■ Data segment ■
* start *
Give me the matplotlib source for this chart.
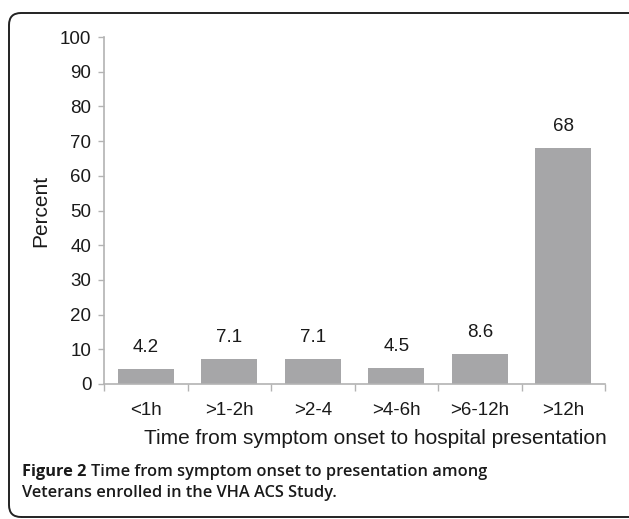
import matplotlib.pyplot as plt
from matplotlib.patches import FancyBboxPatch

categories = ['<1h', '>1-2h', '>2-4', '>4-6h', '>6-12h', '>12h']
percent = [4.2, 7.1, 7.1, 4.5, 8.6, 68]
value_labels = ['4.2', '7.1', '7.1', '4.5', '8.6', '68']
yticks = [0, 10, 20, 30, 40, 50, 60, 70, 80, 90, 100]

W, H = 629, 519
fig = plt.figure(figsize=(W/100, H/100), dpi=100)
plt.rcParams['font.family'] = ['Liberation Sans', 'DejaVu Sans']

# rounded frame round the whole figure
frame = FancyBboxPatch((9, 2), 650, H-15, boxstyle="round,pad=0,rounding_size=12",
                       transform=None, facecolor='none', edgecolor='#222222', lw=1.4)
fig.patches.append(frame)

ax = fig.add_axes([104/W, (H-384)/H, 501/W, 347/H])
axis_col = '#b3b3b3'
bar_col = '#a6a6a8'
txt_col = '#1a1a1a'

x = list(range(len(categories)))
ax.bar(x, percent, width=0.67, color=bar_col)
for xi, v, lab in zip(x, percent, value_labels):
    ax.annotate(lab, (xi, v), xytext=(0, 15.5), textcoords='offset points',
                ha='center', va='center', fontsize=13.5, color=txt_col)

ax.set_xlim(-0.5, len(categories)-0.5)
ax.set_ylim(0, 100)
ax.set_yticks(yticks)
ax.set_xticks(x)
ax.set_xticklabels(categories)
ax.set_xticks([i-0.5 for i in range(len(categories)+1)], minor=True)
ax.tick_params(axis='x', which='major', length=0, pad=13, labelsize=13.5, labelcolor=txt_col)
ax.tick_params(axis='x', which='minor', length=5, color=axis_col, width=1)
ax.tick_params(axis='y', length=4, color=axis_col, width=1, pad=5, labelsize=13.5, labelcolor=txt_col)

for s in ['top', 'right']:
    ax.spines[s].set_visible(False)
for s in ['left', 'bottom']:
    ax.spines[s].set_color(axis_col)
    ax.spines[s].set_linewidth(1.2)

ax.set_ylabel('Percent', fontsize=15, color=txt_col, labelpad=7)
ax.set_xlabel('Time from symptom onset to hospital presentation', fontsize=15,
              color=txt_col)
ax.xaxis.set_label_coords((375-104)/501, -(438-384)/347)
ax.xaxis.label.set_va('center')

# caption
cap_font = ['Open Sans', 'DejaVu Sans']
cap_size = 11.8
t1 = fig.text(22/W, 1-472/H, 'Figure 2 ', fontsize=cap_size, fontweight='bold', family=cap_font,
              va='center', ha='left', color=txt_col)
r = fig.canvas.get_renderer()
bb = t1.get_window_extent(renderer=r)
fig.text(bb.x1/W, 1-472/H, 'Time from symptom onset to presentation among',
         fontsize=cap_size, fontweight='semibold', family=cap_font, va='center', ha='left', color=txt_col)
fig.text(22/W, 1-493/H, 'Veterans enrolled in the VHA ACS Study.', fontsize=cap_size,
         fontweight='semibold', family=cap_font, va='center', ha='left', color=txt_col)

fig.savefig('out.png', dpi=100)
* end *
■ Do this ■
Take the lines from the start of the material to the line with "ha='center', va='center', fontsize=13.5, color=txt_col)", both included, and transcribe them exactly without the pictures.

■ Final result ■
Give me the matplotlib source for this chart.
import matplotlib.pyplot as plt
from matplotlib.patches import FancyBboxPatch

categories = ['<1h', '>1-2h', '>2-4', '>4-6h', '>6-12h', '>12h']
percent = [4.2, 7.1, 7.1, 4.5, 8.6, 68]
value_labels = ['4.2', '7.1', '7.1', '4.5', '8.6', '68']
yticks = [0, 10, 20, 30, 40, 50, 60, 70, 80, 90, 100]

W, H = 629, 519
fig = plt.figure(figsize=(W/100, H/100), dpi=100)
plt.rcParams['font.family'] = ['Liberation Sans', 'DejaVu Sans']

# rounded frame round the whole figure
frame = FancyBboxPatch((9, 2), 650, H-15, boxstyle="round,pad=0,rounding_size=12",
                       transform=None, facecolor='none', edgecolor='#222222', lw=1.4)
fig.patches.append(frame)

ax = fig.add_axes([104/W, (H-384)/H, 501/W, 347/H])
axis_col = '#b3b3b3'
bar_col = '#a6a6a8'
txt_col = '#1a1a1a'

x = list(range(len(categories)))
ax.bar(x, percent, width=0.67, color=bar_col)
for xi, v, lab in zip(x, percent, value_labels):
    ax.annotate(lab, (xi, v), xytext=(0, 15.5), textcoords='offset points',
                ha='center', va='center', fontsize=13.5, color=txt_col)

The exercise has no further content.